- Exercise task -
The material below should be written out in full and exactly; pictures stay out of the copy.

- Raw data -

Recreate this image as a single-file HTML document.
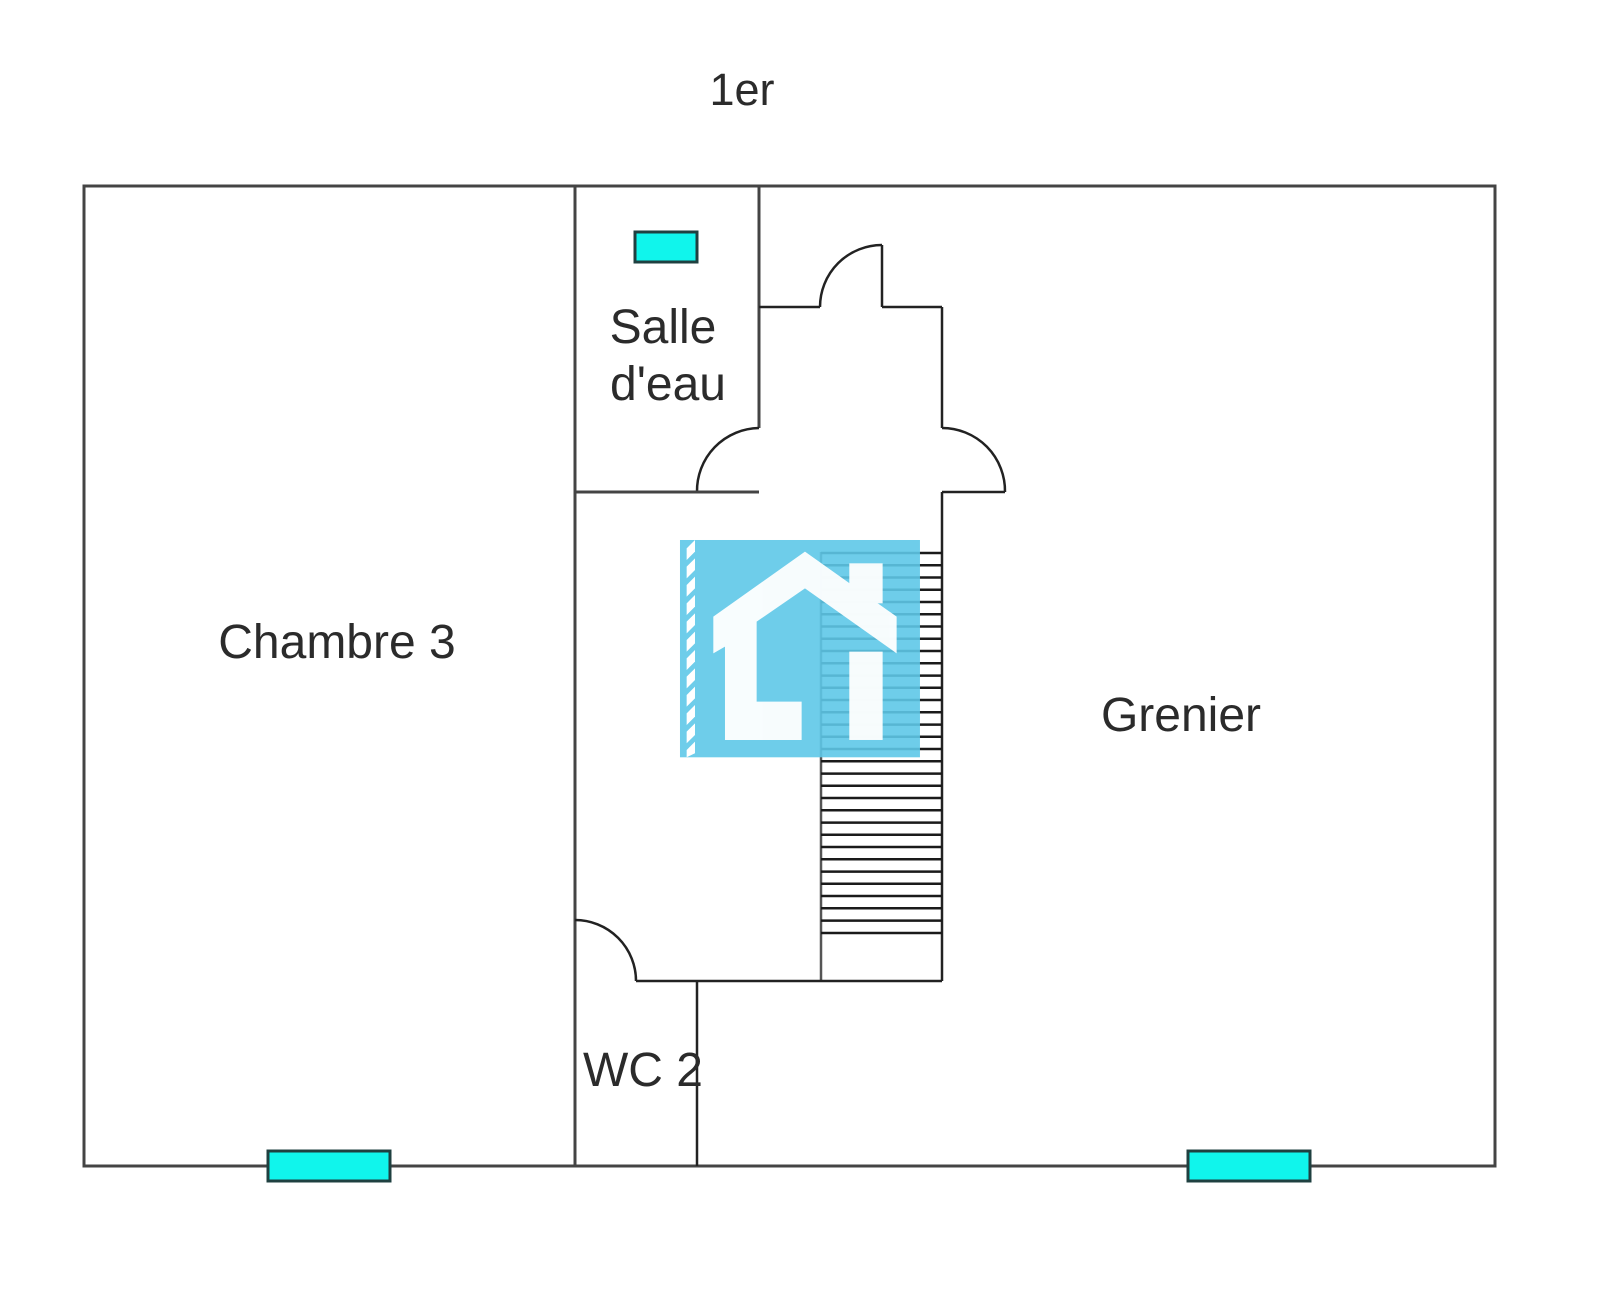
<!DOCTYPE html>
<html><head><meta charset="utf-8"><style>
html,body{margin:0;padding:0;background:#fff;}
svg{display:block;}
text{font-family:"Liberation Sans",Arial,sans-serif;fill:#2b2b2b;}
</style></head><body>
<svg width="1600" height="1299" viewBox="0 0 1600 1299" xmlns="http://www.w3.org/2000/svg">
<rect width="1600" height="1299" fill="#fff"/>
<text x="742" y="105" font-size="45" text-anchor="middle">1er</text>
<rect x="84" y="186" width="1411" height="980" fill="none" stroke="#444" stroke-width="3"/>
<g fill="none" stroke="#222" stroke-width="2.5">
<line x1="575" y1="186" x2="575" y2="1166" stroke="#444" stroke-width="3"/>
<line x1="759" y1="186" x2="759" y2="428" stroke="#444" stroke-width="3"/>
<path d="M759,428 A63,63 0 0 0 697,492"/>
<line x1="575" y1="492" x2="759" y2="492" stroke="#444" stroke-width="3"/>
<line x1="759" y1="307" x2="820" y2="307"/>
<path d="M820,307 A62,62 0 0 1 882,245"/>
<line x1="882" y1="245" x2="882" y2="307"/>
<line x1="882" y1="307" x2="942" y2="307"/>
<line x1="942" y1="307" x2="942" y2="428"/>
<path d="M942,428 A63,63 0 0 1 1005,492"/>
<line x1="942" y1="492" x2="1005" y2="492"/>
<line x1="942" y1="492" x2="942" y2="981"/>
<line x1="821" y1="552" x2="821" y2="981" stroke="#555"/>
<line x1="636" y1="981" x2="942" y2="981"/>
<path d="M575,920 A61,61 0 0 1 636,981"/>
<line x1="697" y1="981" x2="697" y2="1166"/>
</g>
<g stroke="#1a1a1a" stroke-width="2.5">
<line x1="821" y1="553" x2="942" y2="553"/><line x1="821" y1="565.3" x2="942" y2="565.3"/><line x1="821" y1="577.5" x2="942" y2="577.5"/><line x1="821" y1="589.8" x2="942" y2="589.8"/><line x1="821" y1="602" x2="942" y2="602"/><line x1="821" y1="614.3" x2="942" y2="614.3"/><line x1="821" y1="626.5" x2="942" y2="626.5"/><line x1="821" y1="638.8" x2="942" y2="638.8"/><line x1="821" y1="651" x2="942" y2="651"/><line x1="821" y1="663.3" x2="942" y2="663.3"/><line x1="821" y1="675.6" x2="942" y2="675.6"/><line x1="821" y1="687.8" x2="942" y2="687.8"/><line x1="821" y1="700" x2="942" y2="700"/><line x1="821" y1="712.3" x2="942" y2="712.3"/><line x1="821" y1="724.6" x2="942" y2="724.6"/><line x1="821" y1="736.8" x2="942" y2="736.8"/><line x1="821" y1="749" x2="942" y2="749"/><line x1="821" y1="761.3" x2="942" y2="761.3"/><line x1="821" y1="773.6" x2="942" y2="773.6"/><line x1="821" y1="785.8" x2="942" y2="785.8"/><line x1="821" y1="798" x2="942" y2="798"/><line x1="821" y1="810.3" x2="942" y2="810.3"/><line x1="821" y1="822.6" x2="942" y2="822.6"/><line x1="821" y1="834.8" x2="942" y2="834.8"/><line x1="821" y1="847" x2="942" y2="847"/><line x1="821" y1="859.3" x2="942" y2="859.3"/><line x1="821" y1="871.6" x2="942" y2="871.6"/><line x1="821" y1="883.8" x2="942" y2="883.8"/><line x1="821" y1="896" x2="942" y2="896"/><line x1="821" y1="908.3" x2="942" y2="908.3"/><line x1="821" y1="920.6" x2="942" y2="920.6"/><line x1="821" y1="933" x2="942" y2="933"/>
</g>
<g fill="#10f5ec" stroke="#1f4040" stroke-width="3">
<rect x="635" y="232" width="62" height="30"/>
<rect x="268" y="1151" width="122" height="30"/>
<rect x="1188" y="1151" width="122" height="30"/>
</g>
<text x="663" y="343" font-size="48" text-anchor="middle">Salle</text>
<text x="668" y="400" font-size="48" text-anchor="middle">d'eau</text>
<text x="337" y="658" font-size="48" text-anchor="middle">Chambre 3</text>
<text x="1181" y="731" font-size="48" text-anchor="middle">Grenier</text>
<text x="643" y="1086" font-size="48" text-anchor="middle">WC 2</text>
<g transform="translate(560,520) scale(0.3333)">
<rect x="360" y="60" width="720" height="652" fill="#5ec8e8" opacity="0.9"/>
<g fill="#fff">
<polygon points="380,85 405,60 405,95 380,120"/>
<polygon points="380,140 405,115 405,150 380,175"/>
<polygon points="380,195 405,170 405,205 380,230"/>
<polygon points="380,250 405,225 405,260 380,285"/>
<polygon points="380,305 405,280 405,315 380,340"/>
<polygon points="380,360 405,335 405,370 380,395"/>
<polygon points="380,415 405,390 405,425 380,450"/>
<polygon points="380,470 405,445 405,480 380,505"/>
<polygon points="380,525 405,500 405,535 380,560"/>
<polygon points="380,580 405,555 405,590 380,615"/>
<polygon points="380,635 405,610 405,645 380,670"/>
<polygon points="380,690 405,665 405,700 380,712"/>
</g>
<g fill="#fff" opacity="0.95">
<polygon points="735,95 1010,290 1010,400 735,205 590,305 590,545 725,545 725,660 495,660 495,380 460,400 460,290"/>
<rect x="868" y="130" width="100" height="120"/>
<rect x="868" y="395" width="100" height="265"/>
</g>
</g>
</svg>
</body></html>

- Written answer -
Recreate this image as a single-file HTML document.
<!DOCTYPE html>
<html><head><meta charset="utf-8"><style>
html,body{margin:0;padding:0;background:#fff;}
svg{display:block;}
text{font-family:"Liberation Sans",Arial,sans-serif;fill:#2b2b2b;}
</style></head><body>
<svg width="1600" height="1299" viewBox="0 0 1600 1299" xmlns="http://www.w3.org/2000/svg">
<rect width="1600" height="1299" fill="#fff"/>
<text x="742" y="105" font-size="45" text-anchor="middle">1er</text>
<rect x="84" y="186" width="1411" height="980" fill="none" stroke="#444" stroke-width="3"/>
<g fill="none" stroke="#222" stroke-width="2.5">
<line x1="575" y1="186" x2="575" y2="1166" stroke="#444" stroke-width="3"/>
<line x1="759" y1="186" x2="759" y2="428" stroke="#444" stroke-width="3"/>
<path d="M759,428 A63,63 0 0 0 697,492"/>
<line x1="575" y1="492" x2="759" y2="492" stroke="#444" stroke-width="3"/>
<line x1="759" y1="307" x2="820" y2="307"/>
<path d="M820,307 A62,62 0 0 1 882,245"/>
<line x1="882" y1="245" x2="882" y2="307"/>
<line x1="882" y1="307" x2="942" y2="307"/>
<line x1="942" y1="307" x2="942" y2="428"/>
<path d="M942,428 A63,63 0 0 1 1005,492"/>
<line x1="942" y1="492" x2="1005" y2="492"/>
<line x1="942" y1="492" x2="942" y2="981"/>
<line x1="821" y1="552" x2="821" y2="981" stroke="#555"/>
<line x1="636" y1="981" x2="942" y2="981"/>
<path d="M575,920 A61,61 0 0 1 636,981"/>
<line x1="697" y1="981" x2="697" y2="1166"/>
</g>
<g stroke="#1a1a1a" stroke-width="2.5">
<line x1="821" y1="553" x2="942" y2="553"/><line x1="821" y1="565.3" x2="942" y2="565.3"/><line x1="821" y1="577.5" x2="942" y2="577.5"/><line x1="821" y1="589.8" x2="942" y2="589.8"/><line x1="821" y1="602" x2="942" y2="602"/><line x1="821" y1="614.3" x2="942" y2="614.3"/><line x1="821" y1="626.5" x2="942" y2="626.5"/><line x1="821" y1="638.8" x2="942" y2="638.8"/><line x1="821" y1="651" x2="942" y2="651"/><line x1="821" y1="663.3" x2="942" y2="663.3"/><line x1="821" y1="675.6" x2="942" y2="675.6"/><line x1="821" y1="687.8" x2="942" y2="687.8"/><line x1="821" y1="700" x2="942" y2="700"/><line x1="821" y1="712.3" x2="942" y2="712.3"/><line x1="821" y1="724.6" x2="942" y2="724.6"/><line x1="821" y1="736.8" x2="942" y2="736.8"/><line x1="821" y1="749" x2="942" y2="749"/><line x1="821" y1="761.3" x2="942" y2="761.3"/><line x1="821" y1="773.6" x2="942" y2="773.6"/><line x1="821" y1="785.8" x2="942" y2="785.8"/><line x1="821" y1="798" x2="942" y2="798"/><line x1="821" y1="810.3" x2="942" y2="810.3"/><line x1="821" y1="822.6" x2="942" y2="822.6"/><line x1="821" y1="834.8" x2="942" y2="834.8"/><line x1="821" y1="847" x2="942" y2="847"/><line x1="821" y1="859.3" x2="942" y2="859.3"/><line x1="821" y1="871.6" x2="942" y2="871.6"/><line x1="821" y1="883.8" x2="942" y2="883.8"/><line x1="821" y1="896" x2="942" y2="896"/><line x1="821" y1="908.3" x2="942" y2="908.3"/><line x1="821" y1="920.6" x2="942" y2="920.6"/><line x1="821" y1="933" x2="942" y2="933"/>
</g>
<g fill="#10f5ec" stroke="#1f4040" stroke-width="3">
<rect x="635" y="232" width="62" height="30"/>
<rect x="268" y="1151" width="122" height="30"/>
<rect x="1188" y="1151" width="122" height="30"/>
</g>
<text x="663" y="343" font-size="48" text-anchor="middle">Salle</text>
<text x="668" y="400" font-size="48" text-anchor="middle">d'eau</text>
<text x="337" y="658" font-size="48" text-anchor="middle">Chambre 3</text>
<text x="1181" y="731" font-size="48" text-anchor="middle">Grenier</text>
<text x="643" y="1086" font-size="48" text-anchor="middle">WC 2</text>
<g transform="translate(560,520) scale(0.3333)">
<rect x="360" y="60" width="720" height="652" fill="#5ec8e8" opacity="0.9"/>
<g fill="#fff">
<polygon points="380,85 405,60 405,95 380,120"/>
<polygon points="380,140 405,115 405,150 380,175"/>
<polygon points="380,195 405,170 405,205 380,230"/>
<polygon points="380,250 405,225 405,260 380,285"/>
<polygon points="380,305 405,280 405,315 380,340"/>
<polygon points="380,360 405,335 405,370 380,395"/>
<polygon points="380,415 405,390 405,425 380,450"/>
<polygon points="380,470 405,445 405,480 380,505"/>
<polygon points="380,525 405,500 405,535 380,560"/>
<polygon points="380,580 405,555 405,590 380,615"/>
<polygon points="380,635 405,610 405,645 380,670"/>
<polygon points="380,690 405,665 405,700 380,712"/>
</g>
<g fill="#fff" opacity="0.95">
<polygon points="735,95 1010,290 1010,400 735,205 590,305 590,545 725,545 725,660 495,660 495,380 460,400 460,290"/>
<rect x="868" y="130" width="100" height="120"/>
<rect x="868" y="395" width="100" height="265"/>
</g>
</g>
</svg>
</body></html>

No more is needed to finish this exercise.